Balachandran was 11 years old. At the time of his capture, he may have known that his entire family was dead. With the expertise of forensic pathologists the UN report found that the boy was shot from 60-90 cm away. He was inches away from his killer. Did he scream and cry for his mother? Did he beg them not to shoot? Did he even have time to think?

The Government will request more time, it may argue that it is too soon for these frank discussions, that perceptions must change gradually, over time. Six years after the war ended, this is an argument that is growing harder to defend. It is important that the Tamil community stare down the home-truths laid bare in the UN investigation report. The report extensively lists crimes of war committed by the LTTE, since 2002 and in the final stage of the battle in 2009. They include child conscription, political assassinations and most important to the war crimes debate, the Tigers’ refusal to permit civilians to flee the fighting. Led by the TNA, the Tamil community must seek to shed forever the legacy of violent politics and consistently denounce acts of terror committed in the fight for a separate Tamil nation in Sri Lanka’s north and east.

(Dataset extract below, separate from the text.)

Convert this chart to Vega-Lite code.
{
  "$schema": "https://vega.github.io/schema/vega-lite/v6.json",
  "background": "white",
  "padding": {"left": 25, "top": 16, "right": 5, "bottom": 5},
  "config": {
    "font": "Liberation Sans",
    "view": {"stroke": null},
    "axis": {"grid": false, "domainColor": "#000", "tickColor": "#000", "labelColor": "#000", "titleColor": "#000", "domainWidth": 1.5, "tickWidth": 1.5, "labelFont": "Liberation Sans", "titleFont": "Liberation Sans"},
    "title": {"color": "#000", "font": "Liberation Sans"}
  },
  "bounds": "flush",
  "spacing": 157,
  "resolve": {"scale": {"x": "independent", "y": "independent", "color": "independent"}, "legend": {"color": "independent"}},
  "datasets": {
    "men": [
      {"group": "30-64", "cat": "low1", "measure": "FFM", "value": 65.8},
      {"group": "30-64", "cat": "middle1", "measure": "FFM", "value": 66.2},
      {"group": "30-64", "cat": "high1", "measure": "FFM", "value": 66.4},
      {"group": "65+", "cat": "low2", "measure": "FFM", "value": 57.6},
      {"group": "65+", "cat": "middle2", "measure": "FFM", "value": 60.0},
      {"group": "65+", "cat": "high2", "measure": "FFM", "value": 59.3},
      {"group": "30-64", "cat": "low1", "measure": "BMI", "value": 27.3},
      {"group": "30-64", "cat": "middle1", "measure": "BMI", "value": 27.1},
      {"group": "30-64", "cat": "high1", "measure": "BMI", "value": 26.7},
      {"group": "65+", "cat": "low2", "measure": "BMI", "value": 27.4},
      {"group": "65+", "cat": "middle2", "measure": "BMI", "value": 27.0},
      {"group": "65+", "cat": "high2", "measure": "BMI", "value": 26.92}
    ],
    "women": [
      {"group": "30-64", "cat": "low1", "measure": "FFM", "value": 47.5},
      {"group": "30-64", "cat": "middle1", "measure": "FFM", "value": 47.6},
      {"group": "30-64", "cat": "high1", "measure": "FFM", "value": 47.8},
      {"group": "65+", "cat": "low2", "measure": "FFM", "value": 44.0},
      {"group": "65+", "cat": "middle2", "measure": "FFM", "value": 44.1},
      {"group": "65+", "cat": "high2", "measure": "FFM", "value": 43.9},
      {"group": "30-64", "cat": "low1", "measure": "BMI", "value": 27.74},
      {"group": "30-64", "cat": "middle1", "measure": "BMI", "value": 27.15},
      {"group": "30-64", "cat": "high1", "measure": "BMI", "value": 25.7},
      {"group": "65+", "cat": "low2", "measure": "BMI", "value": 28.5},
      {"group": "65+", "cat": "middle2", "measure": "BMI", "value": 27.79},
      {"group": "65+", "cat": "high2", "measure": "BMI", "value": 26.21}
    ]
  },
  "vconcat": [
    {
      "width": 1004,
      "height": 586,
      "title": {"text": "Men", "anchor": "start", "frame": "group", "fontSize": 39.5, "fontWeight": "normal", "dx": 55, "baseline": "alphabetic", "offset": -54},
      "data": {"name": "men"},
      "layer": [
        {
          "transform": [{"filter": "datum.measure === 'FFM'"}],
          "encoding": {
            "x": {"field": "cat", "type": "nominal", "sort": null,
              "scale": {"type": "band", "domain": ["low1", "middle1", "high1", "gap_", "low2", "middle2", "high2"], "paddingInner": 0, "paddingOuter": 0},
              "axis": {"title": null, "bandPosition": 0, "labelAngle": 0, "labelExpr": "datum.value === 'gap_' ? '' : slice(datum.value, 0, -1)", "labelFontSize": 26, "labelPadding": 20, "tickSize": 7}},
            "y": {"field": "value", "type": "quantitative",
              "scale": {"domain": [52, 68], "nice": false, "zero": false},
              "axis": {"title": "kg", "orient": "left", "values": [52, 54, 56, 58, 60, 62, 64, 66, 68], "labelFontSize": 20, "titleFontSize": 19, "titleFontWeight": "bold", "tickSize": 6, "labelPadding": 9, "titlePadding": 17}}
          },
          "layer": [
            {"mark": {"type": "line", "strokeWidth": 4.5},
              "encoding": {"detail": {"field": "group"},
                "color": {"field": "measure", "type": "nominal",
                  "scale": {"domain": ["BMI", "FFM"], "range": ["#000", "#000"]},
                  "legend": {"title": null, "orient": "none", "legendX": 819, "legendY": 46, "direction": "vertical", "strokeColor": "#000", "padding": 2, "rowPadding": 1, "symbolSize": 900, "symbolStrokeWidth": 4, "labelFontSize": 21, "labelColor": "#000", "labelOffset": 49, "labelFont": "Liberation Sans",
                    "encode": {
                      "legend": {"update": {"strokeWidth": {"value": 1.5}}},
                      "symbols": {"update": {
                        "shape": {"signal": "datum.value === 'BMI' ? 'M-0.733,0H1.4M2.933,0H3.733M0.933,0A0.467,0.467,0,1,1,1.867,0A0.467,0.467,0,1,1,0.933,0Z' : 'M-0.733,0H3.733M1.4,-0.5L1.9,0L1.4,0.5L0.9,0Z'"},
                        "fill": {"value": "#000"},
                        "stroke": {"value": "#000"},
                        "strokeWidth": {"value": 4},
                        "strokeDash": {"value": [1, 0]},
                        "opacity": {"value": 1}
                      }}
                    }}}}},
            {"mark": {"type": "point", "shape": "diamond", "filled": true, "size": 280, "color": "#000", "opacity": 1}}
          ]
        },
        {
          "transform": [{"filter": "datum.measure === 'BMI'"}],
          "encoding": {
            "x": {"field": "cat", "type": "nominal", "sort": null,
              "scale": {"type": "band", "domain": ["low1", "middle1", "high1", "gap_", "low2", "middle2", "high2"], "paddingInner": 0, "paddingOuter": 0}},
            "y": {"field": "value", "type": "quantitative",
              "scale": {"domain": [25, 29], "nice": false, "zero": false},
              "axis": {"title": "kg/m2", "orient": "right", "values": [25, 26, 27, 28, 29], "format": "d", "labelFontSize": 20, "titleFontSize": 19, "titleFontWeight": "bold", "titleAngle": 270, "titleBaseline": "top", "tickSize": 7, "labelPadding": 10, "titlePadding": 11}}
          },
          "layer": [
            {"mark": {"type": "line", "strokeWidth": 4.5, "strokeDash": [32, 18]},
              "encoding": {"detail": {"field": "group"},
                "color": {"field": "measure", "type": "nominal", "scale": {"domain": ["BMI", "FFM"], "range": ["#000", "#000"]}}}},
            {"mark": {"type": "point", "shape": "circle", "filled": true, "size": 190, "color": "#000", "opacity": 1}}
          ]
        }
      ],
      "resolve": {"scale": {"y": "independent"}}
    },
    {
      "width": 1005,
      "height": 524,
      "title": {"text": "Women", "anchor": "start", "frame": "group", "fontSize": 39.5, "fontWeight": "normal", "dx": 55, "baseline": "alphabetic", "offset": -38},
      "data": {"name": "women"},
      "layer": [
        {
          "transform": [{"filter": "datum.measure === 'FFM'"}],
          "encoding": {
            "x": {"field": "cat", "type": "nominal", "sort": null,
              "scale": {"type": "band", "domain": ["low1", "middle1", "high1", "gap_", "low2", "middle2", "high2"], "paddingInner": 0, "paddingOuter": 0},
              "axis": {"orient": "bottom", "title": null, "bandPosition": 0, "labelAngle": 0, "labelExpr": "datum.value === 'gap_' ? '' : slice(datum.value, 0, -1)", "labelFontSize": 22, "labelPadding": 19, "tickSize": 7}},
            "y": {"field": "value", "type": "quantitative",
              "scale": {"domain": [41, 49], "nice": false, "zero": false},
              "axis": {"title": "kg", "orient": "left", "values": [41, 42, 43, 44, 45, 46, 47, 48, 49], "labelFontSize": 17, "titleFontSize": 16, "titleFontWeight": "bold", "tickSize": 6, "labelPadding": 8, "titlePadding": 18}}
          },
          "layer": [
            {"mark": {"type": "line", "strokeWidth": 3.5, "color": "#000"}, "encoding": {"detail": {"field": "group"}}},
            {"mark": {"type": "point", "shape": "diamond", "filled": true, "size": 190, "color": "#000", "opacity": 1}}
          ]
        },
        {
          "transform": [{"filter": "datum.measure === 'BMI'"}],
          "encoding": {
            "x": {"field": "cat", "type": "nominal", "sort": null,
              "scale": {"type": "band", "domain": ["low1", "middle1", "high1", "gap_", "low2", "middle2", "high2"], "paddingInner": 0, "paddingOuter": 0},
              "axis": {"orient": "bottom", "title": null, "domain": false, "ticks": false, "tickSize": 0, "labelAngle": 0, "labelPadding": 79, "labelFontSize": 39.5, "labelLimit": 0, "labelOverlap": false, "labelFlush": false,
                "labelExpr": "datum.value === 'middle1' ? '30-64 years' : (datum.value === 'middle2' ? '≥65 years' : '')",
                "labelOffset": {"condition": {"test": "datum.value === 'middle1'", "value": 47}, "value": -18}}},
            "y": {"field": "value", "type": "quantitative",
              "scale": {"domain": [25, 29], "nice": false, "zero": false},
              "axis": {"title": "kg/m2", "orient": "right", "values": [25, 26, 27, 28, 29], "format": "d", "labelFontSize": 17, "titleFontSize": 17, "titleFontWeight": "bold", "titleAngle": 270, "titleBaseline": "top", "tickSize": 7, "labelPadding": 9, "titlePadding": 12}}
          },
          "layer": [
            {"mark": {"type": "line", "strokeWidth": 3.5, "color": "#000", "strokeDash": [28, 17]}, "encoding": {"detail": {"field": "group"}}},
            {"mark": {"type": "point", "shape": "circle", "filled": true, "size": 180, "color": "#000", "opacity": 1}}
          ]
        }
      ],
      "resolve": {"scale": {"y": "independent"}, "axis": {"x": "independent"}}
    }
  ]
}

But theirs is not the only burden.
The Sinhalese majority, that strongly backed the military offensive against the LTTE, celebrate the valour of the soldier that delivered the country from terrorism, and legitimately so. They may not yet be ready and willing to face up to the ugliness of those final battles and alleged crimes committed in their name.

It may not be popular and it will not be easy.  But progressive policies are rarely valued in their own time; so it was with abortion rights in the UK, so it will be with marriage equality in the US – so it may be with accountability measures in post-war Sri Lanka. These are times that call for bold leadership and moral courage.  Sometimes, if the people are “not there yet”, if they are not ready to deal with difficult issues, it is the duty of progressive, democratic politicians, to lead them there.